1. Communicate openly and honestly.
“Wounds from a friend can be trusted, but an enemy multiplies kisses” (Prov. 27:6, NIV). Ironically, being “nice” with colleagues in gospel ministry can breed distrust, passive-aggressive behavior, and crossed wires. Much better are conversations that are kind and considerate as well as honest.
If you perceive your confessional commitments are too different from a local evangelistic organization’s, tell their ministry director the next time they reach out to you. This frees them up to focus their networking efforts elsewhere. If you’re offended by a ministry colleague, work it through rather than avoiding him. If pastoral or practical concerns arise with a congregation member who’s in deep with an interdenominational program, initiate a conversation with the relevant team leader. Emotionally immature relationships can sabotage a local gospel ecosystem. Robust communication can help it to thrive.
2. Plan proactively.
Conflict often comes about through failure to communicate about ministry programming and recruitment. Churches and parachurches play tug-of-war in recruiting zealous and gifted Christians; they tread on one another’s toes when scheduling their conferences and events.
Emotionally immature relationships can sabotage a local gospel ecosystem; robust communication can cause it to thrive.
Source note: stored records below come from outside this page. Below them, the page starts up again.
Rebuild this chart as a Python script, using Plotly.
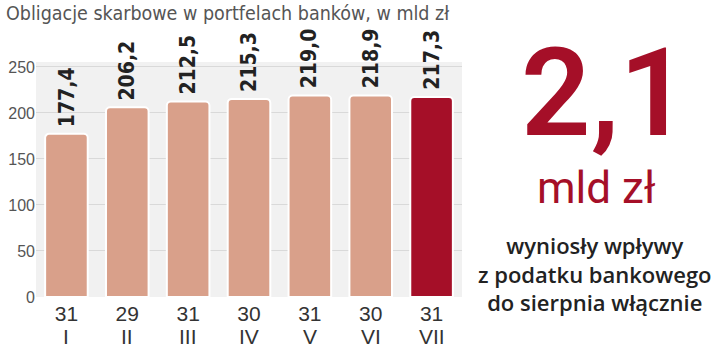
import plotly.graph_objects as go

days = ["31", "29", "31", "30", "31", "30", "31"]
months = ["I", "II", "III", "IV", "V", "VI", "VII"]
values = [177.4, 206.2, 212.5, 215.3, 219.0, 218.9, 217.3]
labels = ["177,4", "206,2", "212,5", "215,3", "219,0", "218,9", "217,3"]
highlight = "VII"

title_text = "Obligacje skarbowe w portfelach banków, w mld zł"
big_value = "2,1"
big_unit = "mld zł"
caption = ["wyniosły wpływy", "z podatku bankowego", "do sierpnia włącznie"]

LIGHT = "#d9a08a"
DARK = "#a50f28"
NARROW = "DejaVu Sans Condensed, sans-serif"
TICKFONT = "Liberation Sans, Arial, sans-serif"

colors = [DARK if m == highlight else LIGHT for m in months]

fig = go.Figure()
fig.add_trace(go.Bar(
    x=months, y=values,
    marker=dict(color=colors, line=dict(color="white", width=2), cornerradius=4),
    width=0.7, hoverinfo="skip",
))

fig.update_layout(
    width=720, height=347,
    margin=dict(l=35.5, r=257.5, t=62, b=50, autoexpand=False),
    paper_bgcolor="white",
    plot_bgcolor="#f1f1f1",
    showlegend=False,
    xaxis=dict(
        type="category", showgrid=False, zeroline=False, showline=False, automargin=False,
        tickvals=months, ticktext=days, ticklabelstandoff=2,
        ticks="", tickfont=dict(family=TICKFONT, size=21, color="#333333"),
    ),
    yaxis=dict(
        range=[0, 255.4], tickvals=[0, 50, 100, 150, 200, 250], automargin=False,
        showgrid=True, gridcolor="#d9d9d9", gridwidth=1, zeroline=False,
        ticks="", tickfont=dict(family=TICKFONT, size=16, color="#555555"),
    ),
)

annotations = []
for m, v, t in zip(months, values, labels):
    annotations.append(dict(
        text=t, x=m, y=v, xref="x", yref="y", textangle=-90,
        xanchor="center", yanchor="bottom", yshift=5, showarrow=False,
        font=dict(family=NARROW, size=21, color="#222222", weight="bold")))
    annotations.append(dict(
        text=m, x=m, y=0, xref="x", yref="y",
        xanchor="center", yanchor="middle", yshift=-39, showarrow=False,
        font=dict(family=TICKFONT, size=21, color="#333333")))

annotations += [
    dict(text=title_text, xref="paper", yref="paper", x=(3 - 35.5) / 427, y=(297 - 14) / 235,
         xanchor="left", yanchor="middle", showarrow=False,
         font=dict(family=NARROW, size=19.5, color="#555555")),
    dict(text=big_value, xref="paper", yref="paper", x=(606 - 35.5) / 427, y=(297 - 93) / 235,
         xanchor="center", yanchor="middle", showarrow=False,
         font=dict(family="Roboto, sans-serif", size=122, color=DARK, weight=600)),
    dict(text=big_unit, xref="paper", yref="paper", x=(597 - 35.5) / 427, y=(297 - 188) / 235,
         xanchor="center", yanchor="middle", showarrow=False, height=40,
         font=dict(family="Roboto, sans-serif", size=44, color=DARK, weight=400)),
    dict(text="<br>".join(caption), xref="paper", yref="paper", x=(596 - 35.5) / 427,
         y=(297 - 273) / 235, xanchor="center", yanchor="middle", align="center", showarrow=False,
         font=dict(family="Open Sans, sans-serif", size=22, color="#222222", weight=600)),
]
fig.update_layout(annotations=annotations)

fig.write_html("out.html")
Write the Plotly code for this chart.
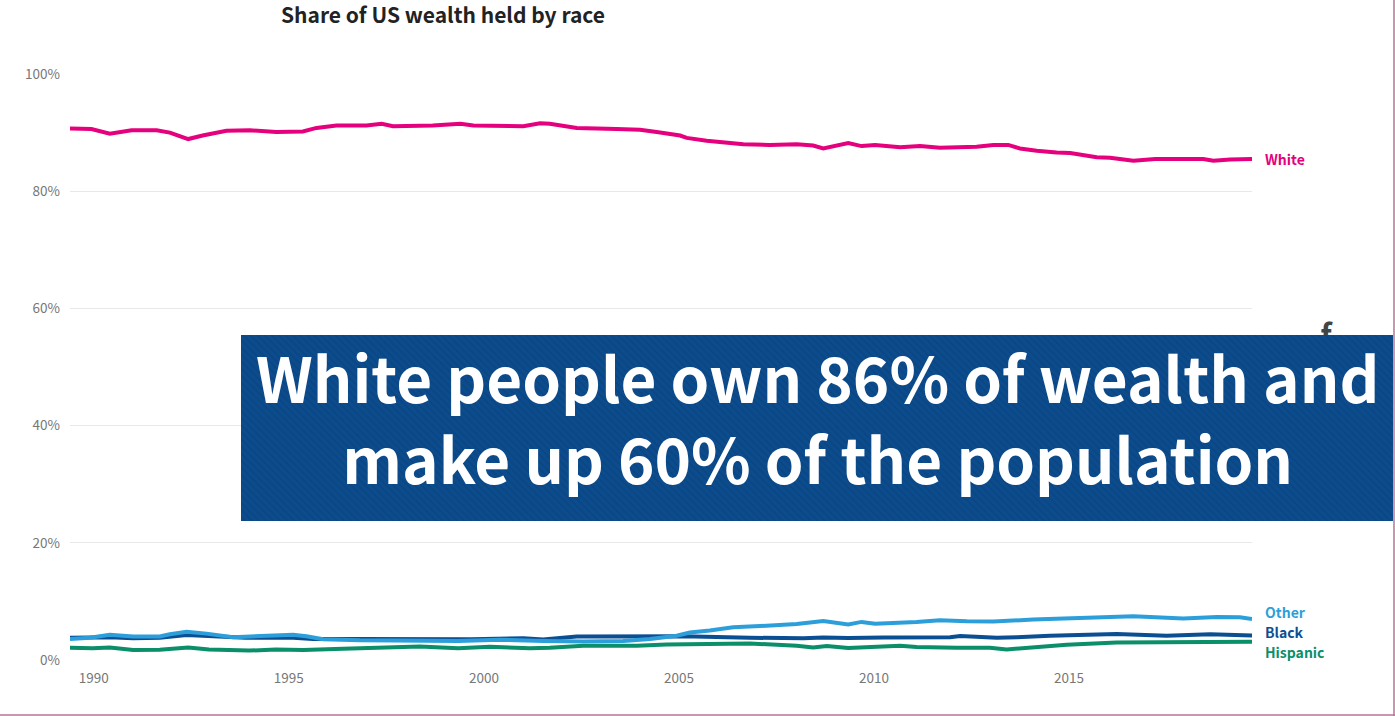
import plotly.graph_objects as go

# ---------------- data ----------------
white_years = [1989.39, 1989.94, 1990.41, 1990.97, 1991.61, 1991.95, 1992.42, 1992.79, 1993.40, 1994.00,
               1994.68, 1995.36, 1995.71, 1996.22, 1996.99, 1997.38, 1997.67, 1998.69, 1999.40, 1999.73,
               2001.01, 2001.44, 2001.69, 2002.38, 2003.40, 2004.00, 2004.43, 2005.03, 2005.20, 2005.71,
               2006.65, 2007.33, 2008.02, 2008.44, 2008.70, 2009.34, 2009.68, 2010.03, 2010.67, 2011.18,
               2011.69, 2012.63, 2013.06, 2013.44, 2013.74, 2014.17, 2014.68, 2015.03, 2015.71, 2016.05,
               2016.65, 2017.21, 2018.44, 2018.70, 2019.13, 2019.69]
white_share = [90.7, 90.6, 89.8, 90.4, 90.4, 90.0, 88.9, 89.5, 90.3, 90.4,
               90.1, 90.2, 90.8, 91.2, 91.2, 91.5, 91.1, 91.2, 91.5, 91.2,
               91.1, 91.6, 91.5, 90.8, 90.6, 90.5, 90.1, 89.5, 89.1, 88.6,
               88.0, 87.9, 88.0, 87.8, 87.3, 88.2, 87.7, 87.9, 87.5, 87.7,
               87.4, 87.6, 87.9, 87.9, 87.3, 86.9, 86.6, 86.5, 85.8, 85.7,
               85.2, 85.5, 85.5, 85.2, 85.4, 85.5]

other_years = [1989.39, 1989.90, 1990.41, 1991.01, 1991.69, 1991.95, 1992.38, 1992.89, 1993.57, 1994.26,
               1995.11, 1995.45, 1995.88, 1996.82, 1997.67, 1998.53, 1999.34, 2000.41, 2001.52, 2002.55,
               2003.57, 2004.26, 2004.94, 2005.28, 2005.79, 2006.39, 2007.08, 2008.02, 2008.70, 2009.34,
               2009.68, 2010.03, 2011.09, 2011.69, 2012.38, 2013.06, 2014.08, 2015.37, 2016.65, 2017.93,
               2018.79, 2019.38, 2019.69]
other_share = [3.6, 3.8, 4.3, 4.0, 4.0, 4.4, 4.8, 4.5, 3.9, 4.15,
               4.3, 4.05, 3.55, 3.35, 3.25, 3.3, 3.25, 3.45, 3.25, 3.15,
               3.25, 3.6, 4.15, 4.7, 5.05, 5.6, 5.8, 6.15, 6.65, 6.05,
               6.5, 6.2, 6.5, 6.8, 6.6, 6.55, 6.9, 7.2, 7.45, 7.1,
               7.35, 7.3, 7.0]

black_years = [1989.39, 1989.97, 1990.41, 1991.01, 1991.69, 1992.38, 1992.95, 1993.89, 1995.11, 1995.62,
               1996.82, 1997.67, 1999.34, 1999.67, 2001.01, 2001.52, 2002.38, 2004.26, 2005.11, 2006.82,
               2008.19, 2008.70, 2009.34, 2010.24, 2011.95, 2012.21, 2013.15, 2013.66, 2014.51, 2016.22,
               2017.50, 2018.62, 2019.69]
black_share = [3.8, 3.8, 3.9, 3.7, 3.8, 4.25, 4.05, 3.8, 3.8, 3.6,
               3.6, 3.55, 3.5, 3.55, 3.7, 3.5, 4.0, 4.15, 4.05, 3.8,
               3.7, 3.85, 3.75, 3.85, 3.9, 4.1, 3.8, 3.9, 4.15, 4.45,
               4.15, 4.4, 4.2]

hispanic_years = [1989.39, 1989.97, 1990.41, 1991.01, 1991.69, 1992.42, 1992.95, 1993.98, 1994.66, 1995.37,
                  1996.39, 1997.25, 1998.36, 1999.34, 2000.15, 2001.18, 2001.69, 2002.55, 2003.92, 2004.68,
                  2005.79, 2006.82, 2008.02, 2008.44, 2008.79, 2009.34, 2010.67, 2011.09, 2012.12, 2012.97,
                  2013.40, 2014.08, 2014.94, 2016.22, 2017.93, 2019.69]
hispanic_share = [2.1, 2.0, 2.15, 1.7, 1.75, 2.15, 1.8, 1.6, 1.8, 1.7,
                  1.9, 2.05, 2.3, 2.0, 2.25, 2.0, 2.1, 2.45, 2.45, 2.65,
                  2.8, 2.8, 2.45, 2.15, 2.4, 2.05, 2.45, 2.2, 2.1, 2.1,
                  1.8, 2.2, 2.6, 3.0, 3.05, 3.1]

x_ticks = [1990, 1995, 2000, 2005, 2010, 2015]
y_ticks = [0, 20, 40, 60, 80, 100]
y_tick_labels = ["0%", "20%", "40%", "60%", "80%", "100%"]

title_text = "Share of US wealth held by race"
banner_line1 = "White people own 86% of wealth and"
banner_line2 = "make up 60% of the population"

# ---------------- styling ----------------
W, H = 1395, 716
FONT = "Noto Sans CJK SC, Source Sans Pro, Noto Sans, sans-serif"
series = [
    # name, years, values, colour, label y-shift (px)
    ("Hispanic", hispanic_years, hispanic_share, "#0a8f6a", -10),
    ("Black", black_years, black_share, "#0b4f93", 3),
    ("Other", other_years, other_share, "#2c9fdb", 7),
    ("White", white_years, white_share, "#e5007d", 0),
]

fig = go.Figure()

for name, xs, ys, col, _ in series:
    fig.add_trace(go.Scatter(x=xs, y=ys, mode="lines", name=name,
                             line=dict(color=col, width=4, shape="linear"),
                             xaxis="x", yaxis="y", showlegend=False, hoverinfo="skip"))

# overlay (full-figure, pixel-coordinate) subplot for the decorative elements
fig.add_trace(go.Scatter(x=[1326], y=[338], mode="text", text=["<b>f</b>"],
                         textfont=dict(family=FONT, size=30, color="#444444"),
                         xaxis="x2", yaxis="y2", showlegend=False, hoverinfo="skip"))
bx0, bx1, by0, by1 = 241, 1393, 335, 521
fig.add_trace(go.Scatter(x=[bx0, bx1, bx1, bx0, bx0], y=[by0, by0, by1, by1, by0],
                         mode="lines", fill="toself", line=dict(width=0, color="#0b4b8c"),
                         fillcolor="#0b4b8c",
                         fillpattern=dict(shape="\\", bgcolor="#0c4c8d", fgcolor="#07407a",
                                          size=5, solidity=0.35),
                         xaxis="x2", yaxis="y2", showlegend=False, hoverinfo="skip"))

annotations = []
for name, xs, ys, col, dy in series:
    annotations.append(dict(x=xs[-1], y=ys[-1], xref="x", yref="y", text=name,
                            showarrow=False, xanchor="left", yanchor="middle",
                            xshift=11, yshift=dy,
                            font=dict(family=FONT, size=14, color=col, weight=600)))

annotations.append(dict(x=443, y=14, xref="x2", yref="y2", text=title_text, showarrow=False,
                        xanchor="center", yanchor="middle",
                        font=dict(family=FONT, size=21, color="#222222", weight="bold")))
annotations.append(dict(x=(bx0 + bx1) / 2, y=416, xref="x2", yref="y2",
                        text=banner_line1 + "<br>" + banner_line2,
                        showarrow=False, xanchor="center", yanchor="middle", align="center",
                        font=dict(family=FONT, size=62, color="#ffffff", weight="bold")))

frame_col = "#b9749a"
shapes = [
    dict(type="line", xref="x2", yref="y2", x0=1394, x1=1394, y0=0, y1=716,
         line=dict(color=frame_col, width=1.5), layer="above"),
    dict(type="line", xref="x2", yref="y2", x0=0, x1=1395, y0=715, y1=715,
         line=dict(color=frame_col, width=1.5), layer="above"),
]

px_l, px_r, px_t, px_b = 70, 1252, 74, 660
fig.update_layout(
    width=W, height=H,
    margin=dict(l=0, r=0, t=0, b=0),
    paper_bgcolor="#ffffff", plot_bgcolor="rgba(0,0,0,0)",
    font=dict(family=FONT, color="#777777", size=13),
    xaxis=dict(domain=[px_l / W, px_r / W], range=[white_years[0], white_years[-1]],
               tickvals=x_ticks, ticktext=[str(t) for t in x_ticks],
               showgrid=False, zeroline=False, showline=False, ticks="",
               tickfont=dict(family=FONT, size=13.5, color="#777777"),
               ticklabelstandoff=8, automargin=False, anchor="y"),
    yaxis=dict(domain=[(H - px_b) / H, (H - px_t) / H], range=[0, 100],
               tickvals=y_ticks, ticktext=y_tick_labels,
               showgrid=True, gridcolor="#e8e8e8", gridwidth=1,
               zeroline=False, showline=False, ticks="",
               tickfont=dict(family=FONT, size=13.5, color="#777777"),
               ticklabelstandoff=9, automargin=False, anchor="x"),
    xaxis2=dict(domain=[0, 1], range=[0, W], visible=False, anchor="y2", fixedrange=True),
    yaxis2=dict(domain=[0, 1], range=[H, 0], visible=False, anchor="x2", fixedrange=True),
    annotations=annotations,
    shapes=shapes,
)

fig.write_html("out.html", config={"displayModeBar": False},
               post_script="document.body.style.margin='0px';document.body.style.overflow='hidden';")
The solution is godly self-discipline in the area of forward planning. Don’t leave it until the start of the calendar year or college year. Start planning your programs and teams early. Communicate with key stakeholders and require the same early communication from those parachurch leaders with whom you’re in partnership.
If you identify that the events your church and a local parachurch have planned are causing scheduling conflicts for church members, reach out to the parachurch leaders to broker a both-and solution. If one of your members is stretched too thin, or you’re in dire need of her service in your church, share these concerns with the leadership of the parachurch she serves.
Ministry relationships can be happier and gospel work more effective if we can all, by God’s grace, grow in these areas of conviction, character, competence, and communication.